Controversy erupts on bill for education

Controversy erupts on bill for education

ISTANBUL - Hürriyet
Controversy erupts on bill for education

DHA photo

A new education reform bill is ill-conceived and would effectively make primary education two-tiered while also negatively affecting girls’ schooling, Turkey’s leading businesswoman said yesterday, urging lawmakers to instead focus on increasing the quality of education.

“The main goal should be to attain a well-educated, pluralist and libertarian society along with the process of democratization. It is questionable how the draft law presented to Parliament is going to serve these goals,” Turkish Industry & Business Association (TÜSİAD) leader Ümit Boyner said.

Reminding that the bill was prepared without outside help, she said the separation of primary education into two tiers and efforts to associate the second tier with “open learning,” could cause problems in girls’ schooling rates.

“This arrangement is also in contradiction with the policies of other countries of the European Union with regard to delaying vocational choices. The drawbacks of an arrangement that is going to push the age of apprenticeship down to 11 must also be taken into consideration,” she said.

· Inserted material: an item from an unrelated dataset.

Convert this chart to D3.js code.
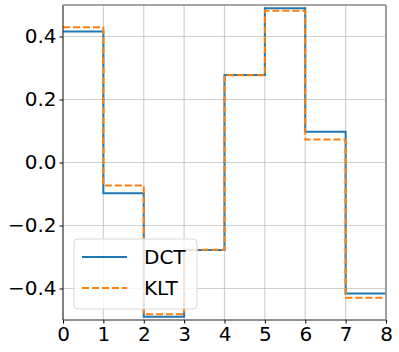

The amount of vocational and technical training in middle school education has greatly increased in recent years, and the need to focus on the quality of education first has thus become apparent, Boyner added.

Parliament’s Education, Culture, Youth and Sports Commission has begun discussing the draft proposal presented by the group of deputy leaders of the ruling Justice and Development Party (AKP). The draft proposes increasing the length of mandatory education in Turkey to 12 years while ending uninterrupted education by dividing it into three tiers, consisting of four years each.

“Can you provide just one negative example in relation to 15 years of the administration of eight years’ uninterrupted education?” said Engin Altay, a deputy from the main opposition People’s Republican Party (CHP) from the Black Sea province of Sinop. There is not a single educator among the signatories of the proposal, he added.

Zuhal Topçu, an Ankara deputy from the opposition Nationalist Movement Party (MHP), said the party had failed to understand the aims and goals of the proposal and had requested its withdrawal.

However, deputy AKP leader Nurettin Canikli said the main points in the proposal are related to increasing mandatory education to 12 years of formal open learning, abolishing the differences in coefficients used in university exams and putting education into tiers,. The proposal is expected to increase the rate of schooling, particularly with respect to girls, he added.